• Julie Martin

The Teacher As Beginner


The first thing I think about when I reflect on my life as a yoga teacher. What an amazing vocation to share and witness the process of life, my life and others.

Surprisingly I experienced a class that brought new meaning to the word gratitude, opening my eyes to how yoga is a reflection of life in each of us.

I was visiting my friend and fellow yoga teacher, Anna Marti in Portland, Oregon. She volunteers for a wonderful organisation called Living Yoga that brings yoga to people who wouldn’t normally have access to it or be familiar with the benefits of yoga. Classes are held in prisons, drug and alcohol rehabilitation centers, shetlers and similar facilities.

Anna asked me if I wanted to co-teach one of the classes with her at a mens center. I felt out of my comfort zone, yet I was drawn to say ‘yes’ as Anna explained the challenges in this setting not normally encountered at a regular yoga studio.

For most clients this setting is court mandated. It’s this or prison.

I started to get a bit nervous on the drive over. Anna gave me the most basic and wonderful advice: “Just be open to whatever may happen. Connect from your heart”. Right.

Isn’t that what I need to do every day in life? Isn’t that what I travel around the world teaching others? Now more than ever was time to put the lessons of yoga into practice. “Just breathe,” I reminded myself.

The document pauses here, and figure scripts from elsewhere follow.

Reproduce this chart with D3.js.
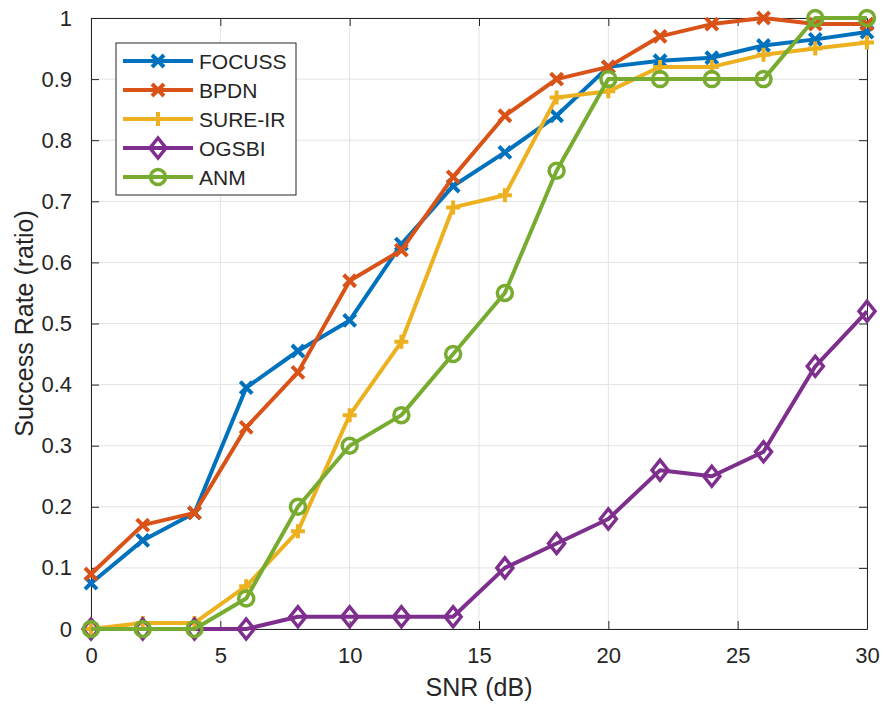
<!DOCTYPE html>
<html>
<head>
<meta charset="utf-8">
<title>Success rate vs SNR</title>
<script src="https://cdn.jsdelivr.net/npm/d3@7/dist/d3.min.js"></script>
<style>
  body { margin: 0; background: #fff; }
  text { font-family: "Liberation Sans", Arial, Helvetica, sans-serif; fill: #262626; }
</style>
</head>
<body>
<script>
// data
var snr = [0, 2, 4, 6, 8, 10, 12, 14, 16, 18, 20, 22, 24, 26, 28, 30];
var focuss = [0.075, 0.145, 0.19, 0.395, 0.455, 0.505, 0.63, 0.725, 0.78, 0.84, 0.92, 0.93, 0.935, 0.955, 0.965, 0.977];
var bpdn   = [0.09, 0.17, 0.19, 0.33, 0.42, 0.57, 0.62, 0.74, 0.84, 0.90, 0.92, 0.97, 0.99, 1.0, 0.99, 0.99];
var sureir = [0.0, 0.01, 0.01, 0.07, 0.16, 0.35, 0.47, 0.69, 0.71, 0.87, 0.88, 0.92, 0.92, 0.94, 0.95, 0.96];
var ogsbi  = [0.0, 0.0, 0.0, 0.0, 0.02, 0.02, 0.02, 0.02, 0.10, 0.14, 0.18, 0.26, 0.25, 0.29, 0.43, 0.52];
var anm    = [0.0, 0.0, 0.0, 0.05, 0.20, 0.30, 0.35, 0.45, 0.55, 0.75, 0.90, 0.90, 0.90, 0.90, 1.0, 1.0];

var seriesNames = ["FOCUSS", "BPDN", "SURE-IR", "OGSBI", "ANM"];
var seriesValues = [focuss, bpdn, sureir, ogsbi, anm];
var seriesColors = ["#0072BD", "#D95319", "#EDB120", "#7E2F8E", "#77AC30"];
var seriesMarkers = ["x", "x", "plus", "diamond", "circle"];

var xTicks = [0, 5, 10, 15, 20, 25, 30];
var yTicks = [0, 0.1, 0.2, 0.3, 0.4, 0.5, 0.6, 0.7, 0.8, 0.9, 1];

var w = 885, h = 705;
var pLeft = 91, pRight = 867, pTop = 18, pBottom = 629;

var svg = d3.select("body").append("svg")
    .attr("width", w)
    .attr("height", h);

var x = d3.scaleLinear().domain([0, 30]).range([pLeft, pRight]);
var y = d3.scaleLinear().domain([0, 1]).range([pBottom, pTop]);

// grid
svg.append("g").selectAll("line").data(xTicks).enter().append("line")
    .attr("x1", d => x(d)).attr("x2", d => x(d))
    .attr("y1", pTop).attr("y2", pBottom)
    .attr("stroke", "#e3e3e3").attr("stroke-width", 1);
svg.append("g").selectAll("line").data(yTicks).enter().append("line")
    .attr("x1", pLeft).attr("x2", pRight)
    .attr("y1", d => y(d)).attr("y2", d => y(d))
    .attr("stroke", "#e3e3e3").attr("stroke-width", 1);

// axes (ticks inward, box on)
function fmt(d) { return d3.format("~g")(d); }
var axB = svg.append("g").attr("transform", "translate(0," + pBottom + ")")
    .call(d3.axisBottom(x).tickValues(xTicks).tickSizeInner(-8).tickSizeOuter(0).tickPadding(18).tickFormat(fmt));
var axT = svg.append("g").attr("transform", "translate(0," + pTop + ")")
    .call(d3.axisTop(x).tickValues(xTicks).tickSizeInner(-8).tickSizeOuter(0).tickFormat(""));
var axL = svg.append("g").attr("transform", "translate(" + pLeft + ",0)")
    .call(d3.axisLeft(y).tickValues(yTicks).tickSizeInner(-8).tickSizeOuter(0).tickPadding(19).tickFormat(fmt));
var axR = svg.append("g").attr("transform", "translate(" + pRight + ",0)")
    .call(d3.axisRight(y).tickValues(yTicks).tickSizeInner(-8).tickSizeOuter(0).tickFormat(""));

[axB, axT, axL, axR].forEach(function (g) {
    g.select(".domain").attr("stroke", "#262626").attr("stroke-width", 1);
    g.selectAll(".tick line").attr("stroke", "#262626");
    g.selectAll("text").attr("font-size", "22px").attr("fill", "#262626")
        .style("font-family", '"Liberation Sans", Arial, sans-serif');
});

// markers
function drawMarker(g, type, color, cx, cy) {
    if (type === "x") {
        var s = 6;
        g.append("path")
            .attr("d", "M" + (cx - s) + "," + (cy - s) + "L" + (cx + s) + "," + (cy + s) +
                       "M" + (cx - s) + "," + (cy + s) + "L" + (cx + s) + "," + (cy - s))
            .attr("stroke", color).attr("stroke-width", 4).attr("fill", "none");
    } else if (type === "plus") {
        var p = 7;
        g.append("path")
            .attr("d", "M" + (cx - p) + "," + cy + "L" + (cx + p) + "," + cy +
                       "M" + cx + "," + (cy - p) + "L" + cx + "," + (cy + p))
            .attr("stroke", color).attr("stroke-width", 4).attr("fill", "none");
    } else if (type === "diamond") {
        var dw = 8, dh = 10;
        g.append("path")
            .attr("d", "M" + cx + "," + (cy - dh) + "L" + (cx + dw) + "," + cy +
                       "L" + cx + "," + (cy + dh) + "L" + (cx - dw) + "," + cy + "Z")
            .attr("stroke", color).attr("stroke-width", 3.5).attr("fill", "none");
    } else {
        g.append("circle").attr("cx", cx).attr("cy", cy).attr("r", 7.5)
            .attr("stroke", color).attr("stroke-width", 3.5).attr("fill", "none");
    }
}

var line = d3.line()
    .x(function (d, i) { return x(snr[i]); })
    .y(function (d) { return y(d); });

seriesValues.forEach(function (vals, k) {
    var g = svg.append("g");
    g.append("path").datum(vals)
        .attr("d", line)
        .attr("fill", "none")
        .attr("stroke", seriesColors[k])
        .attr("stroke-width", 4)
        .attr("stroke-linejoin", "round");
    vals.forEach(function (v, i) {
        drawMarker(g, seriesMarkers[k], seriesColors[k], x(snr[i]), y(v));
    });
});

// axis labels
svg.append("text")
    .attr("x", (pLeft + pRight) / 2).attr("y", 696)
    .attr("text-anchor", "middle")
    .attr("font-size", "25px")
    .text("SNR (dB)");
svg.append("text")
    .attr("transform", "translate(33," + ((pTop + pBottom) / 2) + ") rotate(-90)")
    .attr("text-anchor", "middle")
    .attr("font-size", "25px")
    .text("Success Rate (ratio)");

// legend
var lg = svg.append("g");
lg.append("rect")
    .attr("x", 116).attr("y", 43).attr("width", 180).attr("height", 152)
    .attr("fill", "#fff").attr("stroke", "#262626").attr("stroke-width", 1);
seriesNames.forEach(function (name, k) {
    var ly = 61 + k * 29;
    lg.append("line")
        .attr("x1", 123).attr("x2", 193).attr("y1", ly).attr("y2", ly)
        .attr("stroke", seriesColors[k]).attr("stroke-width", 4);
    drawMarker(lg, seriesMarkers[k], seriesColors[k], 158, ly);
    lg.append("text")
        .attr("x", 199).attr("y", ly + 8)
        .attr("font-size", "21px")
        .text(name);
});
</script>
</body>
</html>
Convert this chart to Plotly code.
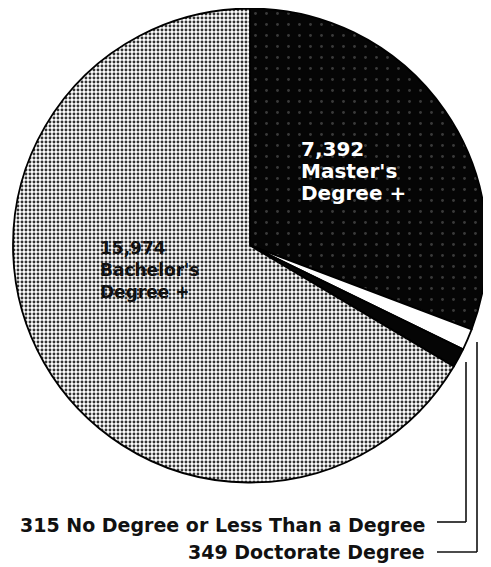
import plotly.graph_objects as go

# slice data, clockwise from 12 o'clock
categories = ["Master's<br>Degree +", "Doctorate Degree", "No Degree or Less Than a Degree", "Bachelor's<br>Degree +"]
values = [7392, 349, 315, 15974]
slice_colors = ["#050505", "#ffffff", "#050505", "#ffffff"]

# the page body has an 8px margin, so the figure sits at (8, 8) in the window
OFF = 8
W, H = 491 - OFF, 567 - OFF


def px(x):
    return (x - OFF) / W


def py(y):
    return 1 - (y - OFF) / H


fig = go.Figure()
fig.add_trace(go.Pie(
    labels=categories,
    values=values,
    sort=False,
    direction="clockwise",
    rotation=0,
    textinfo="none",
    hoverinfo="label+value",
    domain=dict(x=[px(13), px(487)], y=[py(483), py(8)]),
    marker=dict(
        colors=slice_colors,
        line=dict(color="#000000", width=1.8),
        pattern=dict(
            shape=[".", "", "", "."],
            fgcolor=["#3a3a3a", "#000000", "#000000", "#333333"],
            bgcolor=["#050505", "#ffffff", "#050505", "#ffffff"],
            size=[11, 4, 4, 4],
            solidity=[0.05, 0.3, 0.3, 0.42],
        ),
    ),
))

font_name = "DejaVu Sans, sans-serif"
annotations = []

# in-slice labels, one annotation per line
inside = [
    (0, 299, 135, 20, "white", 22),
    (3, 98, 236, 17, "#111111", 22),
]
for idx, x0, y0, size, col, step in inside:
    lines = [f"{values[idx]:,}"] + categories[idx].split("<br>")
    for k, line in enumerate(lines):
        annotations.append(dict(
            x=px(x0), y=py(y0 + k * step), xref="paper", yref="paper",
            xanchor="left", yanchor="top", showarrow=False,
            text="<b>" + line + "</b>",
            font=dict(family=font_name, size=size, color=col),
        ))

# outside labels for the two thin slices
outside = [(2, 525), (1, 552)]
for idx, yc in outside:
    annotations.append(dict(
        x=px(427), y=py(yc), xref="paper", yref="paper",
        xanchor="right", yanchor="middle", showarrow=False,
        text=f"<b>{values[idx]:,} {categories[idx]}</b>",
        font=dict(family=font_name, size=19, color="#111111"),
    ))

# leader lines
shapes = []
leaders = [(466, 362, 522), (477, 342, 552)]
for lx, ytop, ybot in leaders:
    shapes.append(dict(type="line", xref="paper", yref="paper",
                       x0=px(lx), y0=py(ytop), x1=px(lx), y1=py(ybot),
                       line=dict(color="#111111", width=1.6)))
    shapes.append(dict(type="line", xref="paper", yref="paper",
                       x0=px(437), y0=py(ybot), x1=px(lx), y1=py(ybot),
                       line=dict(color="#111111", width=1.6)))

fig.update_layout(
    width=W, height=H,
    margin=dict(l=0, r=0, t=0, b=0),
    paper_bgcolor="white",
    plot_bgcolor="white",
    showlegend=False,
    annotations=annotations,
    shapes=shapes,
)

fig.write_html("out.html")
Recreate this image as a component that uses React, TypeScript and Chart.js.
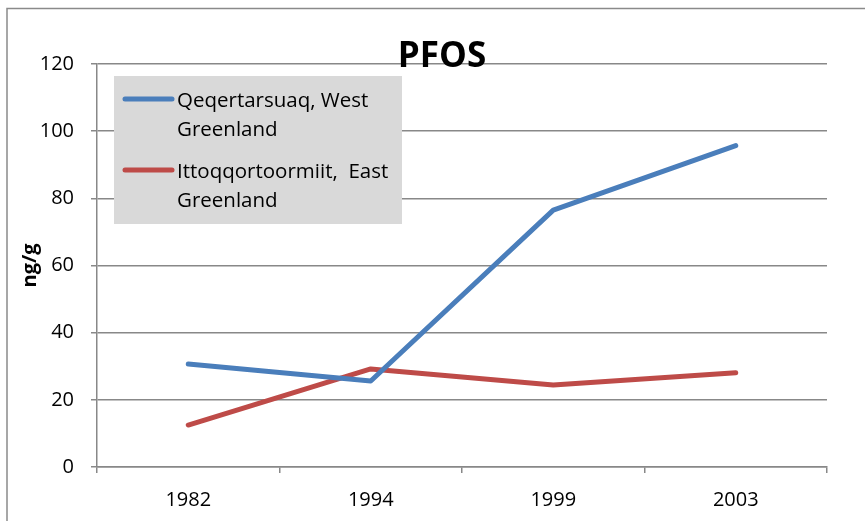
import React, { useEffect, useRef } from "react";
import { Chart, registerables } from "chart.js";

Chart.register(...registerables);

const categories = ["1982", "1994", "1999", "2003"];
const westValues = [30.7, 25.6, 76.5, 95.7];
const eastValues = [12.5, 29.2, 24.4, 28.1];
const westLabel = ["Qeqertarsuaq, West", "Greenland"];
const eastLabel = ["Ittoqqortoormiit,  East", "Greenland"];
const yTicks = [0, 20, 40, 60, 80, 100, 120];
const titleText = "PFOS";
const yAxisTitle = "ng/g";

const FONT = "'Open Sans', 'Liberation Sans', sans-serif";
const GRID = "#888888";

const framePlugin = {
  id: "frame",
  beforeDraw(chart: any) {
    const ctx = chart.ctx;
    ctx.save();
    ctx.fillStyle = "#ffffff";
    ctx.fillRect(0, 0, chart.width, chart.height);
    ctx.strokeStyle = "#8a8a8a";
    ctx.lineWidth = 1.5;
    ctx.strokeRect(7, 8.5, chart.width + 20, chart.height + 20);
    ctx.restore();
  },
};

const legendTitlePlugin = {
  id: "legendTitle",
  afterDraw(chart: any) {
    const ctx = chart.ctx;
    ctx.save();
    // legend box
    const bx = 114, by = 76, bw = 288, bh = 148;
    ctx.fillStyle = "#d9d9d9";
    ctx.fillRect(bx, by, bw, bh);
    ctx.font = `20.5px ${FONT}`;
    ctx.textBaseline = "alphabetic";
    ctx.textAlign = "left";
    chart.data.datasets.forEach((ds: any, i: number) => {
      const top = by + 23 + i * 71;
      ctx.strokeStyle = ds.borderColor;
      ctx.lineWidth = 5;
      ctx.lineCap = "round";
      ctx.beginPath();
      ctx.moveTo(125, top);
      ctx.lineTo(172, top);
      ctx.stroke();
      ctx.fillStyle = "#000000";
      const lines = Array.isArray(ds.label) ? ds.label : [ds.label];
      lines.forEach((ln: string, j: number) => {
        ctx.fillText(ln, 177, top + 8 + j * 28.5);
      });
    });
    // title
    ctx.font = `bold 35px ${FONT}`;
    ctx.textAlign = "center";
    ctx.fillStyle = "#000000";
    ctx.fillText(titleText, 442, 67);
    ctx.restore();
  },
};

export default function App() {
  const ref = useRef<HTMLCanvasElement | null>(null);
  useEffect(() => {
    if (!ref.current) return;
    const chart = new Chart(ref.current, {
      type: "line",
      data: {
        labels: categories,
        datasets: [
          {
            label: westLabel as any,
            data: westValues,
            borderColor: "#4a7ebb",
            backgroundColor: "#4a7ebb",
            borderWidth: 5,
            pointRadius: 0,
            tension: 0,
            borderCapStyle: "round",
            borderJoinStyle: "round",
          },
          {
            label: eastLabel as any,
            data: eastValues,
            borderColor: "#be4b48",
            backgroundColor: "#be4b48",
            borderWidth: 5,
            pointRadius: 0,
            tension: 0,
            borderCapStyle: "round",
            borderJoinStyle: "round",
          },
        ],
      },
      options: {
        animation: false,
        responsive: false,
        layout: { padding: { top: 64, right: 38, left: 0, bottom: 0 } },
        plugins: {
          legend: { display: false },
          title: { display: false },
          tooltip: { enabled: false },
        },
        scales: {
          x: {
            type: "category",
            offset: true,
            grid: {
              offset: true,
              drawOnChartArea: false,
              drawTicks: true,
              tickLength: 6,
              color: GRID,
              lineWidth: 1.5,
            },
            border: { display: true, color: GRID, width: 1.5 },
            ticks: {
              font: { family: FONT, size: 20 },
              color: "#000000",
              padding: 15,
              maxRotation: 0,
            },
            afterFit(scale: any) {
              scale.height = 54;
            },
          },
          y: {
            min: 0,
            max: 120,
            afterBuildTicks(scale: any) {
              scale.ticks = yTicks.map((v) => ({ value: v }));
            },
            grid: {
              color: GRID,
              lineWidth: 1.5,
              drawTicks: true,
              tickLength: 6,
            },
            border: { display: true, color: GRID, width: 1.5 },
            ticks: {
              font: { family: FONT, size: 20 },
              color: "#000000",
              padding: 17,
            },
            title: {
              display: true,
              text: yAxisTitle,
              font: { family: FONT, size: 20, weight: "bold" },
              color: "#000000",
              padding: { top: 18, bottom: 0 },
            },
            afterFit(scale: any) {
              scale.width = 97;
            },
          },
        },
      },
      plugins: [framePlugin, legendTitlePlugin],
    });
    return () => chart.destroy();
  }, []);
  return (
    <canvas
      ref={ref}
      width={865}
      height={521}
      style={{ position: "absolute", left: 0, top: 0, width: 865, height: 521 }}
    />
  );
}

My initial fear rose as the men filtered into the room; attitude, indifference, tattoos, big guys, and unanimous in their desire to be somewhere else, perhaps someone else altogether.

“Oh my God, we’re girls.” was the thought that flooded me. Were we to command a room full of men encountering perhaps the most challenging time of their lives? Addicts and alcoholics hoping to get clean or just doing time to prevent a prison sentence.

It became apparent that there wasn’t going to be a lot of traditional asana happening. These men have never been in their bodies. Sitting on the floor was uncomfortable and stamina to maintain standing postures, absent.

As if on cue, a question arose from the ranks: “Why do we have to do yoga?”

We had decided to start the class with a brief discussion on the Bhagavad Gita. Sounds like a bit much for this kind of crowd, but our focus was on Krishna’s explanation that Arjuna must fight this battle regardless that his cousins are on both sides of the battlefield.

This tale can be translated as the battlefield of the mind that we all live with. While we can’t change the circumstances of battle, we can learn to be a witness. To observe, not react. To remain present in whatever conditions we find ourselves, just breathe, just be.

Using language the men could relate to we were amazed to find them listening, connecting. In 12 step programs they are taught to be in the “Here and Now”. This wasn’t foreign to them.

The first surprise. Sparks of recognition. Maybe they couldn’t touch their toes or sustain attention. Yet there were moments when stopping to get one to just notice breath, relax their head, a connection happened.

It was these moments that showed me the real power of yoga. I’ve spent years helping students into difficult postures and here in this revealing class all that seemed insignificant.

There was more true yoga going on in this room than I had seen in years. It felt more powerful because it was revealing itself in the most unconventional yogis, certainly not my familiar audience.

In the end, It wasn’t the brief gratitude from the men as they filtered out of the room that moved me. It was gratitude I felt for being in their presence, for witnessing small, even miniscule lights switch on no matter how flickering. I stood in awe.

I urge you to question “what does it mean to be a yogi?”

We spend too much time delving into our neurosis, when in fact, as teachers, as leaders we need to stop gazing at our own navels and start showing up for the rest of humanity.

Our job is to inspire, the postures are merely vehicles of the process.

If I preach that we are one, that we are connected, then I need to live connection. I encourage everyone to risk and offer service (seva) to those in need. To all.

The opportunity to serve comes in the most surprising places.